Chile has become the first country to ban bottom trawling by passing the Chilean Fisheries Law. The law bans bottom trawling in the country's vulnerable marine ecosystems, including the precautionary closure of all seamounts in Chile, and establishes a system in which all fishing quotas will be based on scientific recommendation. It requires the implementation of reduction plans for by-catch and discards for every commercial fishery. The new law bans bottom trawling in all vulnerable marine ecosystems and includes the immediate closure of all 118 of Chile's seamounts to the destructive practice of bottom trawling, covering an area of 150,000 square kilometers. Seamounts are underwater mountain ranges where nutrient-rich water up wells from the deep, fueling large ecosystems.
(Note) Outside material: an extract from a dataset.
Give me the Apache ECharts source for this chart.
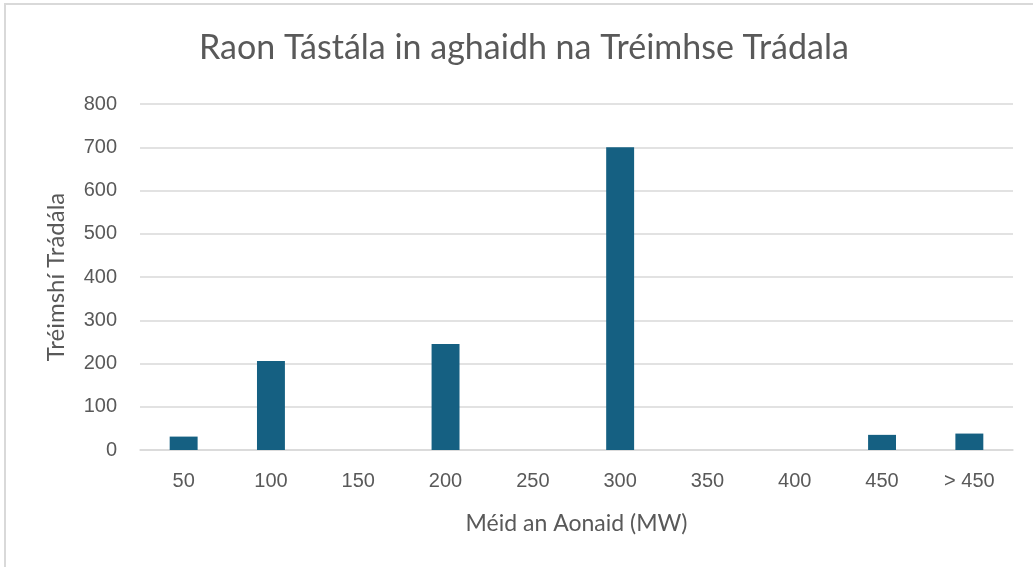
<!DOCTYPE html>
<html>
<head>
<meta charset="utf-8">
<script src="https://cdn.jsdelivr.net/npm/echarts@6/dist/echarts.min.js"></script>
<style>
  html, body { margin: 0; padding: 0; background: #fff; }
  #frame { position: absolute; left: 4px; top: 3px; width: 1029px; height: 564px;
           border-left: 2px solid #d9d9d9; border-top: 2px solid #d9d9d9; }
  #chart { position: absolute; left: 0; top: 0; width: 1033px; height: 567px; }
</style>
</head>
<body>
<div id="frame"></div>
<div id="chart"></div>
<script>
// unit size categories (MW) and trading period counts
var sizeLabels = ['50', '100', '150', '200', '250', '300', '350', '400', '450', '> 450'];
var tradingPeriods = [31, 206, 0, 245, 0, 700, 0, 0, 35, 38];
var yTicks = [0, 800, 100]; // min, max, step

var ecc = echarts.init(document.getElementById('chart'));

var option = {
    animation: false,
    title: {
        text: 'Raon Tástála in aghaidh na Tréimhse Trádala',
        left: 194,
        top: 26,
        textStyle: {
            fontFamily: 'Lato',
            fontSize: 34,
            fontWeight: 'normal',
            color: '#595959'
        }
    },
    grid: {
        left: 140,
        right: 20,
        top: 104,
        bottom: 117,
        containLabel: false
    },
    xAxis: {
        type: 'category',
        data: sizeLabels,
        name: 'Méid an Aonaid (MW)',
        nameLocation: 'middle',
        nameGap: 62,
        nameTextStyle: { fontFamily: 'Lato', fontSize: 23, color: '#595959' },
        axisLine: { lineStyle: { color: '#d9d9d9', width: 1.5 } },
        axisTick: { show: false },
        axisLabel: { margin: 21, fontFamily: 'Liberation Sans', fontSize: 20, color: '#595959' }
    },
    yAxis: {
        type: 'value',
        min: yTicks[0],
        max: yTicks[1],
        interval: yTicks[2],
        name: 'Tréimshí Trádála',
        nameLocation: 'middle',
        nameGap: 72,
        nameTextStyle: { fontFamily: 'Lato', fontSize: 24, color: '#595959' },
        axisLine: { show: false },
        axisTick: { show: false },
        axisLabel: { margin: 23, fontFamily: 'Liberation Sans', fontSize: 20, color: '#595959' },
        splitLine: { lineStyle: { color: '#d9d9d9', width: 1.5 } }
    },
    series: [{
        type: 'bar',
        data: tradingPeriods,
        barWidth: '32%',
        itemStyle: { color: '#156082' }
    }]
};

ecc.setOption(option);
</script>
</body>
</html>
These areas are especially vulnerable to trawling. Expeditions by Oceana and National Geographic to a range of volcanic seamounts northeast of Chile's Easter Island uncovered flourishing communities of red corals, Galapagos sharks, butterfly fish and more. But very few of Chile's seamounts have been explored, and the profusion of colorful marine life they support was threatened with destruction before they could even be documented. For decades in Chile the status quo has been for the fishing industry to decide how much fish it would take, regardless of environmental concerns. Bottom trawling for fish stirs up billowing plumes of sediment that can be seen from space and destroys entire seafloor ecosystems. Several studies have shown the significant impact that trawling has on ecosystems, killing corals, sponges, fish and other animals. As nets are dragged across the seafloor, they can crush coral reefs, drag boulders across the bottom, and trap fish and animals that are not intended to be caught. Scientific studies showing the impacts that trawling has on ecosystems have led to increasing restrictions on the practice.